— START —

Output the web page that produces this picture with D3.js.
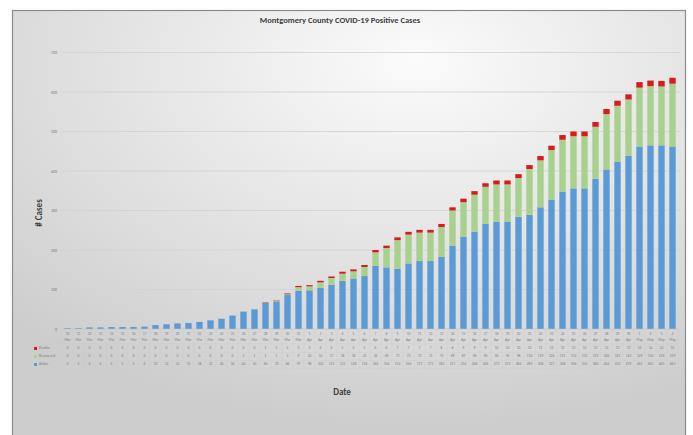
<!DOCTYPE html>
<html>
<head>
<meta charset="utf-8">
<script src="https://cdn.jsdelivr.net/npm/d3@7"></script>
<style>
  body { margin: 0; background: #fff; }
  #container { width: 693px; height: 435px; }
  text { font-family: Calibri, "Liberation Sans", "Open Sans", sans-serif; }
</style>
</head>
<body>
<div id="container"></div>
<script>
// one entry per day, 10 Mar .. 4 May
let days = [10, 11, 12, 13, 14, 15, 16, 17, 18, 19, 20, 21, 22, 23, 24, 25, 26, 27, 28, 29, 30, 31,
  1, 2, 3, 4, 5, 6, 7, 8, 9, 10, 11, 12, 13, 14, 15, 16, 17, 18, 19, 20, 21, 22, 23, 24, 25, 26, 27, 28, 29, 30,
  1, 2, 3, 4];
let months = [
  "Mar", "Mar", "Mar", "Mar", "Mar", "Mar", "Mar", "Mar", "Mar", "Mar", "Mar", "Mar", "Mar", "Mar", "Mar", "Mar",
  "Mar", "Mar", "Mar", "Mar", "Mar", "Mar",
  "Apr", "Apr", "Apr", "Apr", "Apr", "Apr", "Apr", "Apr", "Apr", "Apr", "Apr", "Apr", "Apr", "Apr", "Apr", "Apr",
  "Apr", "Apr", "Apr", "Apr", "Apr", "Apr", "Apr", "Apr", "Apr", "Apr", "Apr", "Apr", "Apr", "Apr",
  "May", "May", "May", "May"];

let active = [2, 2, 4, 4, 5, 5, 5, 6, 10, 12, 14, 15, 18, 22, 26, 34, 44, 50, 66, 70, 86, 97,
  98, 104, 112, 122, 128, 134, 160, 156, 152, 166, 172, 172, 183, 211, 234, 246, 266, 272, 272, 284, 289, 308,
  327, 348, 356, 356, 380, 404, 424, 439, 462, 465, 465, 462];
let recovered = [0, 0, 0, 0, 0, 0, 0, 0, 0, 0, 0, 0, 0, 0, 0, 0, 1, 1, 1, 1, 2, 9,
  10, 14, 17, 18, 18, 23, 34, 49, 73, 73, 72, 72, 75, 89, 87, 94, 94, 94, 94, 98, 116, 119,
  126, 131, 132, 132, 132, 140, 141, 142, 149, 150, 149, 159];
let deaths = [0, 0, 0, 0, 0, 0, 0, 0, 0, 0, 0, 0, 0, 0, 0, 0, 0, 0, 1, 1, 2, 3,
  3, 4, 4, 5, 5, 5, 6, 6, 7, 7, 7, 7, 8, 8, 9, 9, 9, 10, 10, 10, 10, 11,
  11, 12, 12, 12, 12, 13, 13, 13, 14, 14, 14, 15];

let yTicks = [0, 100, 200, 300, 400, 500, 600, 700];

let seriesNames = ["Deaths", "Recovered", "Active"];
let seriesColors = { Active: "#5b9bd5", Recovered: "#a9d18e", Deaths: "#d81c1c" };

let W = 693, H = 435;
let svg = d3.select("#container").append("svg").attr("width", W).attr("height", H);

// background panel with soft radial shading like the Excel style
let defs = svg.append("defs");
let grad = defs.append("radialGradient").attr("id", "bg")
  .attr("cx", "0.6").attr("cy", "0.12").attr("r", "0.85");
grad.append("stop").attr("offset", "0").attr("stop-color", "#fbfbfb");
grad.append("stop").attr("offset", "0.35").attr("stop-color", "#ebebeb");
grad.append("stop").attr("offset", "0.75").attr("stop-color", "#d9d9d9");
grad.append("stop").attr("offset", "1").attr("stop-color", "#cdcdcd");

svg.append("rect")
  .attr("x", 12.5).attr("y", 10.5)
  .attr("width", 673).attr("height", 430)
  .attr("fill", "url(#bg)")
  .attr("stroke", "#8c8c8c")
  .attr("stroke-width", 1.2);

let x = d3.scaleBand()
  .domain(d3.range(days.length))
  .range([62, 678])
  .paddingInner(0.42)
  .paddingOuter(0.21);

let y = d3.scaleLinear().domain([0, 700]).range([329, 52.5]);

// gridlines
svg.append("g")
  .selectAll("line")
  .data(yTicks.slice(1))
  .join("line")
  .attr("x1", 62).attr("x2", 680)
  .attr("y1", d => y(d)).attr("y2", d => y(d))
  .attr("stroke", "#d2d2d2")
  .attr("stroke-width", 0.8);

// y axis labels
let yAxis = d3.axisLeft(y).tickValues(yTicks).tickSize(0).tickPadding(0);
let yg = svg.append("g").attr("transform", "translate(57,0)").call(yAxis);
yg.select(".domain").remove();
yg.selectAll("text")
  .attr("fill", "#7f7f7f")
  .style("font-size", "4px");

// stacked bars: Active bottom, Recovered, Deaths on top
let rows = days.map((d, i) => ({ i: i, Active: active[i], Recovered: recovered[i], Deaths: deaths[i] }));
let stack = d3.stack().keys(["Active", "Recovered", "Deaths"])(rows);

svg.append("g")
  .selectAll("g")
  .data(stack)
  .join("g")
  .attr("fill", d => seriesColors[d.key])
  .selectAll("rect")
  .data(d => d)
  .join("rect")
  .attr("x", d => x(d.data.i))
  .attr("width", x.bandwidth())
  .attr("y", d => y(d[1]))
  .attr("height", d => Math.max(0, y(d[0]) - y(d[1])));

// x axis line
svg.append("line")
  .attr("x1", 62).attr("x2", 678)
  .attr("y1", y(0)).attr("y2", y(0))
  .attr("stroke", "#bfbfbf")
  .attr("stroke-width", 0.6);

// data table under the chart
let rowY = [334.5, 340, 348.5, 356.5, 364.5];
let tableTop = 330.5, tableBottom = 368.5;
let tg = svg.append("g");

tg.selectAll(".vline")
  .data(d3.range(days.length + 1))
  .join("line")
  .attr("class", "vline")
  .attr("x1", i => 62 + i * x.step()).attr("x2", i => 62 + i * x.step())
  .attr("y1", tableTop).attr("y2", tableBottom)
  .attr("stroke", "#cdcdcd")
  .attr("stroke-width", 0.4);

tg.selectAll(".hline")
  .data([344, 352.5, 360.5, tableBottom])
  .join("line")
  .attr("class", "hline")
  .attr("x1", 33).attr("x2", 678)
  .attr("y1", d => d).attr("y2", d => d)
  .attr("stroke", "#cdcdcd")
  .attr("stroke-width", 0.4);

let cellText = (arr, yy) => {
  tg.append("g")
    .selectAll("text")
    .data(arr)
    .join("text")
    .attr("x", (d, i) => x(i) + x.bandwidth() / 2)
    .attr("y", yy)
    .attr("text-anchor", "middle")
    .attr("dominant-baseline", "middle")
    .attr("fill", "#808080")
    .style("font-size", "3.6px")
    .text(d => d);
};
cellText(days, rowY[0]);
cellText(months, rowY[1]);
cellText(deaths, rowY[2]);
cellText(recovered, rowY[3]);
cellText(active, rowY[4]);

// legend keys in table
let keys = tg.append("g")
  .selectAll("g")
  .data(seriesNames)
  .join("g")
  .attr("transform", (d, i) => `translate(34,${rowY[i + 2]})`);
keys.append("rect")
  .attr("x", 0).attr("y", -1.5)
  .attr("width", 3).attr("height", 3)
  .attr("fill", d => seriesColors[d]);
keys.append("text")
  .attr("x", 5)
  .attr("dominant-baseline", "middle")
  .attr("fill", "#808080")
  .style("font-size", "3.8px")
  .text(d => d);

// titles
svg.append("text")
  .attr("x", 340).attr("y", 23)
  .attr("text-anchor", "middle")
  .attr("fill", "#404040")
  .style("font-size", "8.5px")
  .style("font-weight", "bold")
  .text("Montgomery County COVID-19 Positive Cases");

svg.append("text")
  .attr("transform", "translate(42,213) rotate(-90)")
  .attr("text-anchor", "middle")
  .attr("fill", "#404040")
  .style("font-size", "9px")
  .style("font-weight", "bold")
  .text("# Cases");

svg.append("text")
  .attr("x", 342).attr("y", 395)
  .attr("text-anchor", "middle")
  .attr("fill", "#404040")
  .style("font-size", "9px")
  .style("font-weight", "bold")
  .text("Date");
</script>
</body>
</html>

— END —

Required task:
Gather every line from the listing above in which the word "with" appears.

Solution:
Output the web page that produces this picture with D3.js.
// background panel with soft radial shading like the Excel style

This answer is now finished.